Tuesday, April 20, 2010

For Same-Sex Couples, Equality in the Hospital

For Same-Sex Couples, Equality in the Hospital
By TARA PARKER-POPE
Copyright by the New York Times
April 19, 2010, 4:48 pm
http://well.blogs.nytimes.com/2010/04/19/for-same-sex-couples-equality-in-the-hospital/?th&emc=th


For people in same-sex relationships, aging carries an added burden of anxiety: the fear that in a health crisis their partner might be excluded from making medical decisions, even visiting their bedside.

Consider Tim Hare, 63, a retired architect in Easton, Pa., with a history of heart problems. He and his partner of 34 years, Earl Ball, were legally married in Canada in 2003. But whether hospitals and health care authorities in this country would recognize them as family members is an open question, even with President Obama’s order last week extending hospital visiting rights and decision-making authority to same-sex partners.

“This is a real fear everywhere I go,” Mr. Hare said. “I have been to a lot of specialists lately, and I look and think, ‘Wait till they hear the “husband” word.’ ”

Advocates and experts say that Mr. Obama’s memorandum to Kathleen Sebelius, the secretary of health and human services, is just a first step — that its success will depend on how vigorously it is carried out and enforced. It was prompted, in part, by the plight of Janice Langbehn, a social worker in Lacey, Wash., whose partner of 18 years, Lisa Pond, collapsed with an aneurysm during a Florida vacation in February 2007 and was taken to a Miami trauma center, where she later died. Although Ms. Langbehn was traveling with paperwork giving her legal rights during a medical emergency, she tried in vain for hours to persuade hospital officials to let her and the couple’s adopted children visit Ms. Pond.

Many hospitals around the country have adopted policies recognizing the rights of domestic partners, but how those policies are enforced often depends on the nurse or administrator in charge. Last year, the Human Rights Campaign Foundation, a gay, lesbian, bisexual and transgender civil rights group, and the Gay and Lesbian Medical Association released an equality index for 166 of the nation’s hospitals.

The groups reported that about a quarter of the hospitals did not have policies to protect patients from discrimination based on sexual orientation. Even at hospitals with antidiscrimination policies, there were several cases of same-sex partners excluded from the bedside of a partner or adopted child.

In Bakersfield, Calif., for instance, in a state where domestic partnership is recognized, only the biological mother was allowed to stay at the bedside of a child running a high fever. Her partner — the child’s adoptive mother — was told to stay in the waiting room, even as fathers and mothers were allowed to visit their children together.

Several years ago, while Mr. Hare was being treated for a heart attack, his cardiologist noticed his wedding ring and offered to bring his wife in from the waiting room. When he explained that he was married to a man, the cardiologist broke hospital rules to allow his partner, Mr. Ball, a chaplain at a different hospital, to visit him.
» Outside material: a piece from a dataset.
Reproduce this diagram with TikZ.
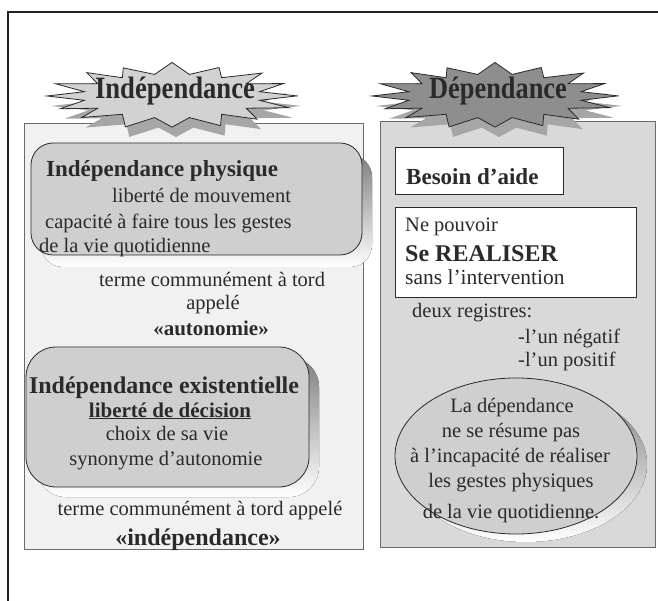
\documentclass[tikz,border=0pt]{standalone}
\usepackage{fontspec}
\setmainfont{Liberation Serif}
\definecolor{frame}{HTML}{222222}
\definecolor{edge}{HTML}{6A6A6A}
\definecolor{lpanel}{HTML}{F1F1F1}
\definecolor{rpanel}{HTML}{D9D9D9}
\definecolor{boxfill}{HTML}{CFCFCF}
\definecolor{shade}{HTML}{9C9C9C}
\definecolor{starlight}{HTML}{D2D2D2}
\definecolor{stardark}{HTML}{8E8E8E}
\definecolor{starshadow}{HTML}{A6A6A6}
\definecolor{ink}{HTML}{2A2A2A}
\tikzset{
  panel/.style={draw=edge, line width=1pt},
  txt/.style={inner sep=0pt, text=ink, font=\fontsize{20.5}{24}\selectfont},
  btxt/.style={inner sep=0pt, text=ink, font=\fontsize{23.5}{26}\selectfont\bfseries},
  title/.style={inner sep=0pt, text=ink, font=\fontsize{31}{34}\selectfont\bfseries},
  whitebox/.style={draw=ink, line width=1pt, fill=white},
}
\newcommand\starshape[3]{% center x, center y, half width
  (#1+#3,#2) \foreach \i in {1,...,16} {
    -- ({#1+0.72*#3*cos((\i-0.5)*22.5)},{#2+22*sin((\i-0.5)*22.5)})
    -- ({#1+#3*(1+0.03*sin(\i*137))*cos(\i*22.5)},{#2+32*(1+0.05*cos(\i*211))*sin(\i*22.5)})
  } -- cycle}
\begin{document}
\begin{tikzpicture}[x=1pt,y=-1pt]
\useasboundingbox (0,0) rectangle (658,601);
% outer frame lines
\draw[frame, line width=1.4pt] (8,601) -- (8,12) -- (658,12);
% panels
\node[panel, fill=lpanel, minimum width=339pt, minimum height=426pt, anchor=north west, inner sep=0pt] (lp) at (24,123) {};
\node[panel, fill=rpanel, minimum width=275pt, minimum height=426pt, anchor=north west, inner sep=0pt] (rp) at (380,121) {};
% starbursts
\fill[starshadow] \starshape{176}{106}{124};
\fill[starlight, draw=ink, line width=0.8pt] \starshape{172}{96}{124};
\node[title, anchor=base] (t1) at (175,99) {\scalebox{0.86}[1]{Indépendance}};
\fill[starshadow] \starshape{499}{106}{122};
\fill[stardark, draw=ink, line width=0.8pt] \starshape{495}{96}{122};
\node[title, anchor=base] (t2) at (498,99) {\scalebox{0.85}[1]{Dépendance}};
% box 1
\fill[shade, rounded corners=22pt] (41,155) rectangle (372,267);
\draw[ink, line width=0.8pt, fill=boxfill, rounded corners=22pt] (31,143) rectangle (362,255);
\node[btxt, font=\fontsize{23}{26}\selectfont\bfseries, anchor=base west] (ip) at (46,177) {Indépendance physique};
\node[txt, anchor=base west] (lm) at (112,203) {liberté de mouvement};
\node[txt, anchor=base west] (cf) at (45,229) {capacité à faire tous les gestes};
\node[txt, anchor=base west] (vq) at (39,253) {de la vie quotidienne};
\node[txt, anchor=base] (tc1) at (212,287) {terme communément à tord};
\node[txt, anchor=base] (ap1) at (213,310) {appelé};
\node[txt, font=\fontsize{21}{24}\selectfont\bfseries, anchor=base] (au) at (211,335) {«autonomie»};
% box 2
\fill[shade, rounded corners=30pt] (36,357) rectangle (319,497);
\draw[ink, line width=0.8pt, fill=boxfill, rounded corners=30pt] (26,347) rectangle (309,487);
\node[btxt, font=\fontsize{24}{26}\selectfont\bfseries, anchor=base] (ie) at (164,393) {Indépendance existentielle};
\node[txt, font=\fontsize{21}{24}\selectfont\bfseries, anchor=base] (ld) at (170,417) {\underline{liberté de décision}};
\node[txt, anchor=base] (cv) at (167,440) {choix de sa vie};
\node[txt, anchor=base] (sa) at (166,465) {synonyme d'autonomie};
\node[txt, anchor=base] (tc2) at (200,515) {terme communément à tord appelé};
\node[txt, font=\fontsize{24}{26}\selectfont\bfseries, anchor=base] (id) at (198,545) {«indépendance»};
% right panel boxes
\draw[whitebox] (395,148) rectangle (563,195);
\node[txt, font=\fontsize{23}{26}\selectfont\bfseries, anchor=base west] (ba) at (406,185) {Besoin d'aide};
\draw[whitebox] (395,208) rectangle (636,298);
\node[txt, anchor=base west] (np) at (405,232) {Ne pouvoir};
\node[txt, font=\fontsize{24}{26}\selectfont\bfseries, anchor=base west] (sr) at (405,262) {Se REALISER};
\node[txt, font=\fontsize{21.5}{24}\selectfont, anchor=base west] (si) at (405,285) {sans l'intervention};
\node[txt, anchor=base west] (dr) at (412,318) {deux registres:};
\node[txt, anchor=base west] (ln) at (518,343) {-l'un négatif};
\node[txt, anchor=base west] (lpo) at (518,366) {-l'un positif};
% ellipse
\fill[shade] (526,464) ellipse [x radius=121, y radius=78];
\draw[ink, line width=0.8pt, fill=boxfill] (516,456) ellipse [x radius=121, y radius=78];
\node[txt, anchor=base] (e1) at (512,412) {La dépendance};
\node[txt, anchor=base] (e2) at (511,437) {ne se résume pas};
\node[txt, anchor=base] (e3) at (510,462) {à l'incapacité de réaliser};
\node[txt, anchor=base] (e4) at (511,487) {les gestes physiques};
\node[txt, anchor=base] (e5) at (511,518) {de la vie quotidienne.};
\end{tikzpicture}
\end{document}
“The reality is that it’s still up to interpretation,” Mr. Ball said. “How they’re going to respond depends on what nurse is in charge and what their take is.”

Josh Thomas, 58, battled administrators at a Cincinnati hospital when his partner of eight years, Jack Thomas Dawson, was being treated for severe vasculitis, an inflammatory disease that led to his death three years ago. Even though he had the necessary legal documents, Mr. Thomas said, hospital workers refused to keep him informed of Mr. Dawson’s condition. Mr. Thomas, who at the time was the editor of a gay newspaper, said he was finally given access to his partner’s medical information after threatening to hold a news conference in front of the hospital.

“We had all of the paperwork that any gay couple could have in the State of Ohio,” he said. “They said, ‘You’re not family.’ ”

John Berry, 59, an artist in Seattle, had exchanged rings with his partner of 10 months and the two were planning a New Hampshire wedding when the partner suffered a stroke. The couple had not completed their mutual health care proxies, and Mr. Berry was banned from further visits after he and a doctor clashed over treatment. Later, the patient’s father took over his care and relocated him to another state. Mr. Berry hasn’t seen his partner for two years.

“Everybody knew we were a couple, even the grandmother,” he said. “Had we been able to have his voice expressed in the hospital, none of this would be happening right now.”

Even in states that recognize domestic partnerships, the fear of being denied access to a loved one in a medical emergency is always there, said Helen Mendoza, 46, a documentary filmmaker in South Pasadena, Calif., who married her partner of 17 years in 2008, when the state still allowed same-sex marriage.

“As we age and encounter health problems, it’s that extra concern,” said Ms. Mendoza, who has two children with her partner, Pam Privett. “Do I have my papers in order? Will the family structure be honored by a hospital or nursing home? It’s a real and present concern that we have in the back of our heads all the time. It weighs heavy.”